Goal of the exercise:
Repeat, exactly and in full, the lines of the listing below, but without any pictures.

Supplied data:
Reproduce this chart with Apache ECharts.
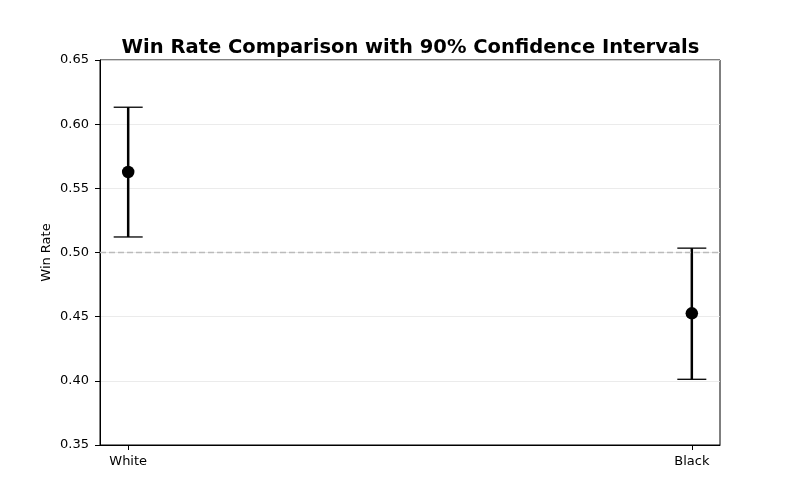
<!DOCTYPE html>
<html><head><meta charset="utf-8">
<script src="https://cdn.jsdelivr.net/npm/echarts@6/dist/echarts.min.js"></script>
<style>html,body{margin:0;padding:0;background:#fff}#c{width:800px;height:500px}</style>
</head><body><div id="c"></div>
<script>
var categories = ['White', 'Black'];
var winRate = [0.5627, 0.4526];
var ciLower = [0.5121, 0.4012];
var ciUpper = [0.6132, 0.5034];
var yTicks = [0.35, 0.40, 0.45, 0.50, 0.55, 0.60, 0.65];

var chart = echarts.init(document.getElementById('c'), null, {renderer: 'canvas'});
var F = 'DejaVu Sans';
var errData = categories.map(function (c, i) { return [i, ciLower[i], ciUpper[i]]; });
var ptData = categories.map(function (c, i) { return [i, winRate[i]]; });

chart.setOption({
  animation: false,
  backgroundColor: '#fff',
  title: {
    text: 'Win Rate Comparison with 90% Confidence Intervals',
    left: 405.5, top: 33, textAlign: 'center',
    textStyle: {fontFamily: F, fontSize: 19.5, fontWeight: 'bold', color: '#000'}
  },
  grid: {left: 100, right: 80, top: 60, bottom: 55, show: true, borderColor: '#000', borderWidth: 1, backgroundColor: 'transparent'},
  xAxis: {
    type: 'value', min: -0.05, max: 1.05,
    splitLine: {show: false},
    axisLine: {show: true, onZero: false, lineStyle: {color: '#000', width: 1}},
    axisTick: {show: true, inside: false, customValues: [0, 1], length: 5, lineStyle: {color: '#000'}},
    axisLabel: {show: true, customValues: [0, 1], margin: 10, fontFamily: F, fontSize: 13, color: '#000',
      formatter: function (v) { return categories[Math.round(v)]; }}
  },
  yAxis: {
    type: 'value', min: 0.35, max: 0.65, interval: 0.05,
    name: 'Win Rate', nameLocation: 'middle', nameGap: 47, nameRotate: 90, nameMoveOverlap: false,
    nameTextStyle: {fontFamily: F, fontSize: 13, color: '#000'},
    axisLine: {show: true, onZero: false, lineStyle: {color: '#000', width: 1}},
    axisTick: {show: true, inside: false, length: 5, lineStyle: {color: '#000', width: 1}},
    axisLabel: {fontFamily: F, fontSize: 13, color: '#000', margin: 11,
      formatter: function (v) { return v.toFixed(2); }},
    splitLine: {show: true, lineStyle: {color: '#e6e6e6', width: 0.8}}
  },
  series: [
    {
      type: 'custom',
      data: errData,
      renderItem: function (params, api) {
        var x = api.value(0);
        var lo = api.coord([x, api.value(1)]);
        var hi = api.coord([x, api.value(2)]);
        var cap = 14.5;
        return {
          type: 'group',
          children: [
            {type: 'line', shape: {x1: lo[0], y1: lo[1], x2: hi[0], y2: hi[1]}, style: {stroke: '#000', lineWidth: 2.5}},
            {type: 'line', shape: {x1: lo[0] - cap, y1: lo[1], x2: lo[0] + cap, y2: lo[1]}, style: {stroke: '#000', lineWidth: 1.3}},
            {type: 'line', shape: {x1: hi[0] - cap, y1: hi[1], x2: hi[0] + cap, y2: hi[1]}, style: {stroke: '#000', lineWidth: 1.3}}
          ]
        };
      },
      markLine: {
        silent: true, symbol: 'none', label: {show: false},
        lineStyle: {color: '#bbbbbb', type: [6, 3], width: 1.3},
        data: [{yAxis: 0.5}]
      },
      z: 3
    },
    {
      type: 'scatter',
      data: ptData,
      symbol: 'circle', symbolSize: 12.5,
      itemStyle: {color: '#000', opacity: 1},
      z: 4
    }
  ]
});
</script>
</body></html>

Response:
Reproduce this chart with Apache ECharts.
<!DOCTYPE html>
<html><head><meta charset="utf-8">
<script src="https://cdn.jsdelivr.net/npm/echarts@6/dist/echarts.min.js"></script>
<style>html,body{margin:0;padding:0;background:#fff}#c{width:800px;height:500px}</style>
</head><body><div id="c"></div>
<script>
var categories = ['White', 'Black'];
var winRate = [0.5627, 0.4526];
var ciLower = [0.5121, 0.4012];
var ciUpper = [0.6132, 0.5034];
var yTicks = [0.35, 0.40, 0.45, 0.50, 0.55, 0.60, 0.65];

var chart = echarts.init(document.getElementById('c'), null, {renderer: 'canvas'});
var F = 'DejaVu Sans';
var errData = categories.map(function (c, i) { return [i, ciLower[i], ciUpper[i]]; });
var ptData = categories.map(function (c, i) { return [i, winRate[i]]; });

chart.setOption({
  animation: false,
  backgroundColor: '#fff',
  title: {
    text: 'Win Rate Comparison with 90% Confidence Intervals',
    left: 405.5, top: 33, textAlign: 'center',
    textStyle: {fontFamily: F, fontSize: 19.5, fontWeight: 'bold', color: '#000'}
  },
  grid: {left: 100, right: 80, top: 60, bottom: 55, show: true, borderColor: '#000', borderWidth: 1, backgroundColor: 'transparent'},
  xAxis: {
    type: 'value', min: -0.05, max: 1.05,
    splitLine: {show: false},
    axisLine: {show: true, onZero: false, lineStyle: {color: '#000', width: 1}},
    axisTick: {show: true, inside: false, customValues: [0, 1], length: 5, lineStyle: {color: '#000'}},
    axisLabel: {show: true, customValues: [0, 1], margin: 10, fontFamily: F, fontSize: 13, color: '#000',
      formatter: function (v) { return categories[Math.round(v)]; }}
  },
  yAxis: {
    type: 'value', min: 0.35, max: 0.65, interval: 0.05,
    name: 'Win Rate', nameLocation: 'middle', nameGap: 47, nameRotate: 90, nameMoveOverlap: false,
    nameTextStyle: {fontFamily: F, fontSize: 13, color: '#000'},
    axisLine: {show: true, onZero: false, lineStyle: {color: '#000', width: 1}},
    axisTick: {show: true, inside: false, length: 5, lineStyle: {color: '#000', width: 1}},
    axisLabel: {fontFamily: F, fontSize: 13, color: '#000', margin: 11,
      formatter: function (v) { return v.toFixed(2); }},
    splitLine: {show: true, lineStyle: {color: '#e6e6e6', width: 0.8}}
  },
  series: [
    {
      type: 'custom',
      data: errData,
      renderItem: function (params, api) {
        var x = api.value(0);
        var lo = api.coord([x, api.value(1)]);
        var hi = api.coord([x, api.value(2)]);
        var cap = 14.5;
        return {
          type: 'group',
          children: [
            {type: 'line', shape: {x1: lo[0], y1: lo[1], x2: hi[0], y2: hi[1]}, style: {stroke: '#000', lineWidth: 2.5}},
            {type: 'line', shape: {x1: lo[0] - cap, y1: lo[1], x2: lo[0] + cap, y2: lo[1]}, style: {stroke: '#000', lineWidth: 1.3}},
            {type: 'line', shape: {x1: hi[0] - cap, y1: hi[1], x2: hi[0] + cap, y2: hi[1]}, style: {stroke: '#000', lineWidth: 1.3}}
          ]
        };
      },
      markLine: {
        silent: true, symbol: 'none', label: {show: false},
        lineStyle: {color: '#bbbbbb', type: [6, 3], width: 1.3},
        data: [{yAxis: 0.5}]
      },
      z: 3
    },
    {
      type: 'scatter',
      data: ptData,
      symbol: 'circle', symbolSize: 12.5,
      itemStyle: {color: '#000', opacity: 1},
      z: 4
    }
  ]
});
</script>
</body></html>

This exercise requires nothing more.